Married couples promise to stick together for better or worse. But as the economy started to rebound, so did the divorce rate.
Divorces plunged when the recession struck and slowly started to rise as the recovery began, according to a study to be published in Population Research and Policy Review.
From 2009 to 2011, about 150,000 fewer divorces occurred than would otherwise have been expected, University of Maryland sociologist Philip N. Cohen estimated. Across the country, the divorce rate among married women dropped from 2.09% to 1.95% from 2008 to 2009, then crept back up to 1.98% in both 2010 and 2011.
The National Marriage Project earlier dubbed the drop in divorce "a silver lining" to the Great Recession, arguing that tough times were pulling many husbands and wives closer together. But some couples may have simply put off divorce until they could afford to part, researchers say. The economic uptick may have finally given them the freedom to split.
"This is exactly what happened in the 1930s," said Johns Hopkins University sociologist Andrew Cherlin. "The divorce rate dropped during the Great Depression not because people were happier with their marriages, but because they couldn't afford to get divorced."
Cohen cautioned that the exact reasons behind the economic ebb and flow of divorce were still murky. His study found that unemployment, state by state, had no apparent effect on divorce rates; other research examining earlier periods has found the opposite. Cohen did find that joblessness seemed to cut down divorce for college graduates — but statewide foreclosures pushed up divorce rates for the same group. More research is needed to understand why, he wrote.
"There still is a mystery," Pew Research Center senior writer D'Vera Cohn wrote in an email to The Times. "It is enormously tempting to say that bad economic times made that happen, but this new paper concludes that the jury is still out."
Whatever its roots, the phenomenon might seem puzzling in light of other research: Marriages end more often among Americans with less education and less income, other studies have shown. If money troubles put strain on marriages, why would couples break up more often when the economy is on the upswing?
Cherlin said downturns seemed to affect divorce timing, not whether couples divorced at all. While economic woes might sway a couple to put off divorce during a recession, spouses might not bother waiting if they don't see their financial problems as temporary, he said.
In Los Angeles, far fewer people have sought divorces with Levitt & Quinn Family Law Center after the downturn, executive director Tai Glenn said. Even a "friendly" divorce with no complications costs $800 to $1,000 for clients with low incomes, she said. Any sparring in court pushes the price higher.

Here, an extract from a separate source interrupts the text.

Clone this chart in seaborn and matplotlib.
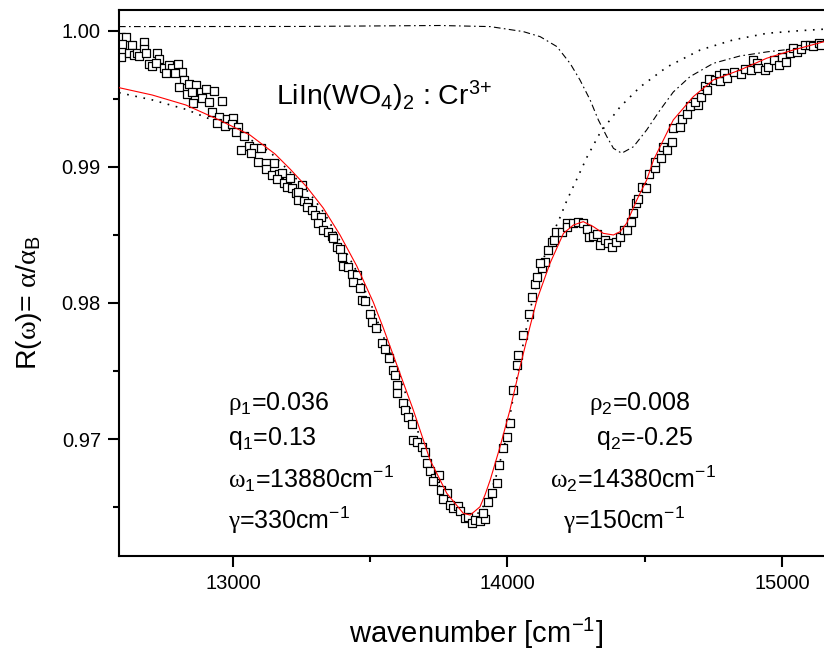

When unhappy husbands or wives stop into their offices to run through their options, "many, many people walk away simply based on the cost of the case," Glenn said. "The people we see here are those that live on the margins, from paycheck to paycheck. For them, the recovery hasn't really hit."
Divorce lawyers say that in some cases, even divorced or soon-to-be-divorced couples have kept sharing a home to save money.
"They get to the point where they just can't handle it anymore and file for divorce," said Kendall L. Evans, a family law attorney based in Long Beach. "But that doesn't mean they can afford to set up a separate household."